CARLISLE, Pa. (WHTM) — In Carlisle, the U.S. Army has finalized its sixth disinterment project, returning four Native American children to their families after more than 100 years, however, the recovery of a fifth child’s remains was unsuccessful.

These children died after being sent to the Carlisle Indian Industrial School over a century ago.

The Office of Army Cemeteries (OAC) found that remains in the gravesites assigned to Beau Neal (Northern Arapaho), Launy Shorty (Blackfeet), Amos Lafromboise (Sisseton Wahpeton Oyate) and Edward Upright (Spirit Lake) were biologically consistent with the information in their student and burial location records.  

However, while these four children were returned to their families, returning the remains of a fifth child proved impossible.

“It was just heartbreaking,” relative Tiauna Bill said.

Bill and several members of her family came to Carlisle in September to bring their ancestor home: Edward Spott of the Puyallup tribe, who was sent to the Carlisle Indian Industrial School and died there in 1896.

“He was my age when he went over there,” said Ramona Gallegos, Tiauna’s younger sister and another relative of Spott, whom they call “Eddie.” “It was sad getting to Carlisle and seeing all those graves that they’re just left there,” she said of their trip.

On Sept. 14, the army disinterred the grave marked with the headstone of Edward Spott, but the remains were not his. Analysis showed they belonged to a woman in her late teens or early 20s.

“All of that trauma from the past 127 years had just been released and on top of it to find out that it wasn’t even him made it even worse,” Bill said.

She said it was just as heartbreaking to find out the woman whose remains were found in her relative’s grave has no name or tribe currently assigned to her.

“She was my height and my size,” Bill said. “It’s kind of like you know, let’s take the knife and twist it kind of deal.”

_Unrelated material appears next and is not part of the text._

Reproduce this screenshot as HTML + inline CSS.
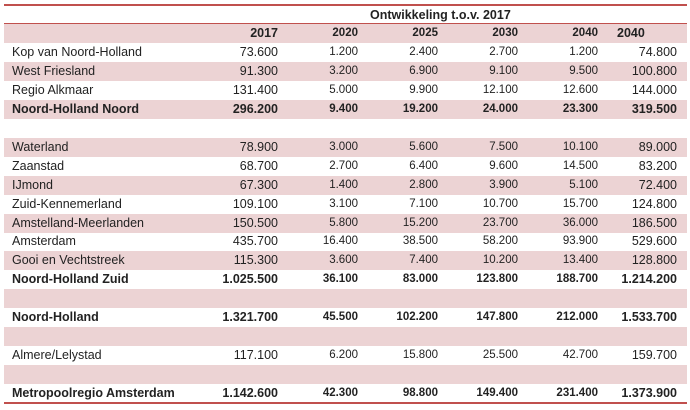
<!DOCTYPE html>
<html><head><meta charset="utf-8"><style>
body{margin:0;width:690px;height:410px;background:#fff;position:relative;overflow:hidden;font-family:"Liberation Sans",sans-serif;color:#222}
.r{position:absolute;left:4px;width:683px;height:19px}
.p{background:#ecd3d4}
.c{position:absolute;top:0;line-height:19px;white-space:nowrap}
.l{left:8px;font-size:12.5px}
.n{text-align:right;font-size:12.5px}
.s{font-size:11.5px}
.b{font-weight:bold}
.line{position:absolute;left:4px;width:683px;background:#c0504d}
</style></head><body>
<div class="line" style="top:4px;height:2px"></div>
<div style="position:absolute;left:370px;top:8px;font-size:12.5px;font-weight:bold">Ontwikkeling t.o.v. 2017</div>
<div class="line" style="top:23px;height:2px"></div>
<div id="t"></div>
<div class="line" style="top:402px;height:2px"></div>
<script>
var rows=[
["",["2017","2020","2025","2030","2040","2040"],1,1,1],
["Kop van Noord-Holland",["73.600","1.200","2.400","2.700","1.200","74.800"],0,0],
["West Friesland",["91.300","3.200","6.900","9.100","9.500","100.800"],1,0],
["Regio Alkmaar",["131.400","5.000","9.900","12.100","12.600","144.000"],0,0],
["Noord-Holland Noord",["296.200","9.400","19.200","24.000","23.300","319.500"],1,1],
["",null,0,0],
["Waterland",["78.900","3.000","5.600","7.500","10.100","89.000"],1,0],
["Zaanstad",["68.700","2.700","6.400","9.600","14.500","83.200"],0,0],
["IJmond",["67.300","1.400","2.800","3.900","5.100","72.400"],1,0],
["Zuid-Kennemerland",["109.100","3.100","7.100","10.700","15.700","124.800"],0,0],
["Amstelland-Meerlanden",["150.500","5.800","15.200","23.700","36.000","186.500"],1,0],
["Amsterdam",["435.700","16.400","38.500","58.200","93.900","529.600"],0,0],
["Gooi en Vechtstreek",["115.300","3.600","7.400","10.200","13.400","128.800"],1,0],
["Noord-Holland Zuid",["1.025.500","36.100","83.000","123.800","188.700","1.214.200"],0,1],
["",null,1,0],
["Noord-Holland",["1.321.700","45.500","102.200","147.800","212.000","1.533.700"],0,1],
["",null,1,0],
["Almere/Lelystad",["117.100","6.200","15.800","25.500","42.700","159.700"],0,0],
["",null,1,0],
["Metropoolregio Amsterdam",["1.142.600","42.300","98.800","149.400","231.400","1.373.900"],0,1]
];
var rights=[274,354,434,514,594,673];
var h="";
rows.forEach(function(r,i){
 var top=24+i*18.95;
 h+='<div class="r'+(r[2]?' p':'')+'" style="top:'+top+'px">';
 if(r[0])h+='<div class="c l'+(r[3]?' b':'')+'">'+r[0]+'</div>';
 if(r[1])r[1].forEach(function(v,j){
  var cls='c n'+(r[3]?' b':'')+((j>0&&j<5)?' s':'');
  if(i==0&&j==5){h+='<div class="c b" style="left:613px;font-size:12.5px">'+v+'</div>';return;}
  h+='<div class="'+cls+'" style="right:'+(683-rights[j])+'px">'+v+'</div>';
 });
 h+='</div>';
});
document.getElementById('t').innerHTML=h;
</script>
</body></html>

The remains of the unknown woman were reburied over the weekend with the help of Spott’s family and Puyallup tribal members.

“Any time we present the results of our findings to a family, it’s deeply personal and emotional. It’s disappointing, not only for my staff, but personally, it is one of the hardest communications that anyone could make,” Renea Yates, director of the Office of Army Cemeteries said. “The Puyallup family this year were extremely graceful and extraordinarily strong.”

“We love that little girl the same way we would have loved our own children and cared for her and sent her back into the ground with as much dignity as we possibly could,” Bill said, explaining that they reburied her with clothes, medicines and prayers.

Bill and her aunt Amber Taylor both said the army has treated the matter with sensitivity and kindness.

“We all cried on the phone together,” Taylor said.

But how could an error like this happen? Yates said the Carlisle Indian School Cemetery was relocated in 1927 from the current site of the US Army War College. Records from that time period are not always thorough.

“Candidly, moving a cemetery is not a good practice at any time,” Yates said. “Accountability and chain of custody, both of paramount importance in the management of human remains, was likely not as robust as it is today.”

The Army says it will review all available resources and look for new information to help identify the error in order to make an effort to return Spott to his family and the Puyallup Tribe. The Office of Army Cemeteries is also working with tribes across the country to identify the unknown woman.

“The Army is truly saddened we were unable to return Eddie to his family this year,” said Karen Durham-Aguilera, Executive Director, Office of Army Cemeteries and Arlington National Cemetery. “We remain honored to have had the opportunity to work with these Native American families and to help them find closure. On behalf of my team, I would like to thank all of the families for placing their trust in us throughout this journey in returning their children home.”

Bill and Taylor are doing their own research as well. They said their family does have hope, but right now, they are grieving.

“There’s supposed to be a time of healing. And I think at this point, there’s not going to be a time of healing until Eddie’s returned to us,” Taylor said.

According to the Army, the four other children were returned to their families in a dignified transfer ceremony, and several have already been reinterred on their native lands.  

The Carlisle Barracks Post Cemetery will re-open to visitors starting Friday, Sept. 22.